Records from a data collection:

:::::

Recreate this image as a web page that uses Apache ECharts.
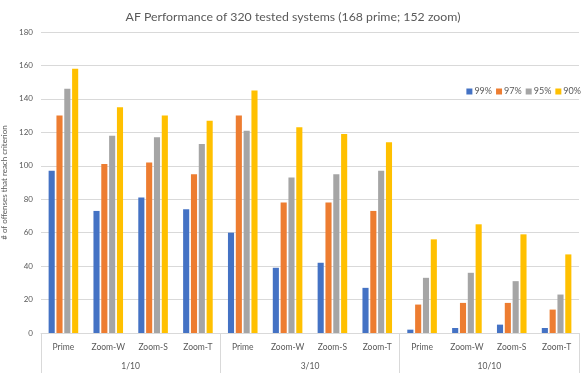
<!DOCTYPE html>
<html>
<head>
<meta charset="utf-8">
<script src="https://cdn.jsdelivr.net/npm/echarts@6/dist/echarts.min.js"></script>
<style>html,body{margin:0;padding:0;background:#fff}#c{width:586px;height:380px}</style>
</head>
<body>
<div id="c"></div>
<script>
const categories = ['Prime','Zoom-W','Zoom-S','Zoom-T','Prime','Zoom-W','Zoom-S','Zoom-T','Prime','Zoom-W','Zoom-S','Zoom-T'];
const groups = ['1/10','3/10','10/10'];
const seriesNames = ['99%','97%','95%','90%'];
const s99 = [97, 73, 81, 74, 60, 39, 42, 27, 2, 3, 5, 3];
const s97 = [130, 101, 102, 95, 130, 78, 78, 73, 17, 18, 18, 14];
const s95 = [146, 118, 117, 113, 121, 93, 95, 97, 33, 36, 31, 23];
const s90 = [158, 135, 130, 127, 145, 123, 119, 114, 56, 65, 59, 47];
const colors = ['#4472C4','#ED7D31','#A5A5A5','#FFC000'];
const FONT = 'Lato, "Liberation Sans", sans-serif';
const chart = echarts.init(document.getElementById('c'));
const data = [s99, s97, s95, s90];
chart.setOption({
  animation: false,
  color: colors,
  textStyle: {fontFamily: FONT, color: '#595959'},
  title: {
    text: 'AF Performance of 320 tested systems (168 prime; 152 zoom)',
    left: 'center', top: 6,
    textStyle: {fontFamily: FONT, fontSize: 12.3, fontWeight: 'normal', color: '#595959'}
  },
  legend: {
    data: seriesNames, right: 0, top: 82, itemWidth: 6, itemHeight: 6, itemGap: 4,
    icon: 'rect',
    textStyle: {fontFamily: FONT, fontSize: 9, color: '#595959', padding: [0,0,0,-3]}
  },
  grid: {left: 41, right: 7, top: 32, bottom: 47, containLabel: false, outerBoundsMode: 'none'},
  xAxis: [
    {
      type: 'category', data: categories, position: 'bottom',
      axisLine: {show: true, lineStyle: {color: '#D9D9D9'}},
      axisTick: {show: false},
      axisLabel: {interval: 0, fontSize: 8.5, color: '#595959', margin: 10, fontFamily: FONT}
    },
    {
      type: 'category', data: groups, position: 'bottom',
      axisLine: {show: false},
      axisTick: {show: true, length: 40, interval: 0, lineStyle: {color: '#D9D9D9'}},
      axisLabel: {interval: 0, fontSize: 8.5, color: '#595959', margin: 29, fontFamily: FONT}
    }
  ],
  yAxis: {
    type: 'value', min: 0, max: 180, interval: 20,
    name: '# of offenses that reach criterion', nameLocation: 'middle', nameGap: 28, nameRotate: 90,
    nameTextStyle: {fontSize: 8, color: '#595959', fontFamily: FONT},
    axisLine: {show: false}, axisTick: {show: false},
    axisLabel: {fontSize: 8, color: '#595959', margin: 8, fontFamily: FONT},
    splitLine: {lineStyle: {color: '#D9D9D9'}}
  },
  series: seriesNames.map((n, i) => ({
    name: n, type: 'bar', xAxisIndex: 0, data: data[i],
    barGap: '28%', barCategoryGap: '34%',
    itemStyle: {color: colors[i]}
  }))
});
</script>
</body>
</html>
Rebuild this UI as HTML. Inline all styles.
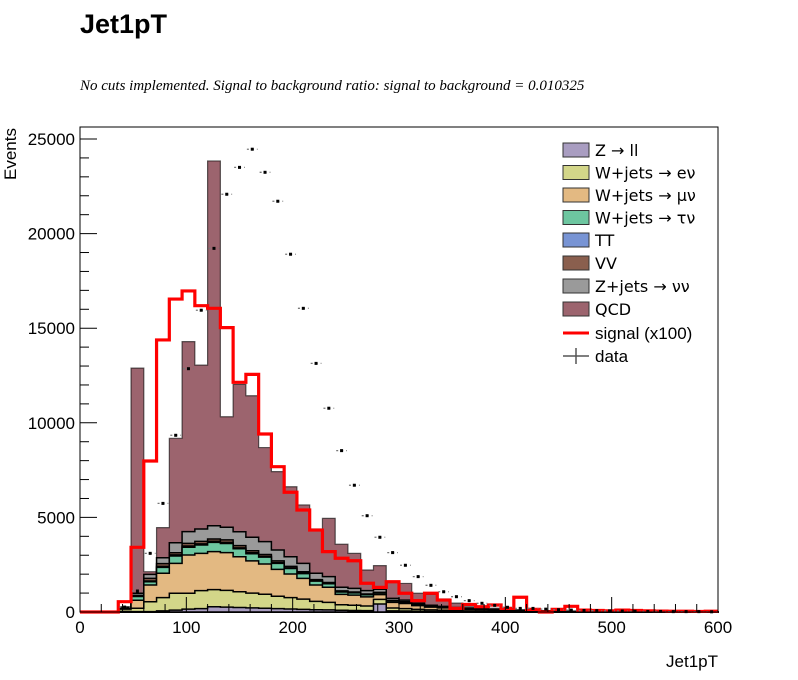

:::::

Task details: Every line that holds the word "this" should be extracted.

Solution:
Recreate this image as a web page that uses Apache ECharts.
Rebuild this UI as HTML. Inline all styles.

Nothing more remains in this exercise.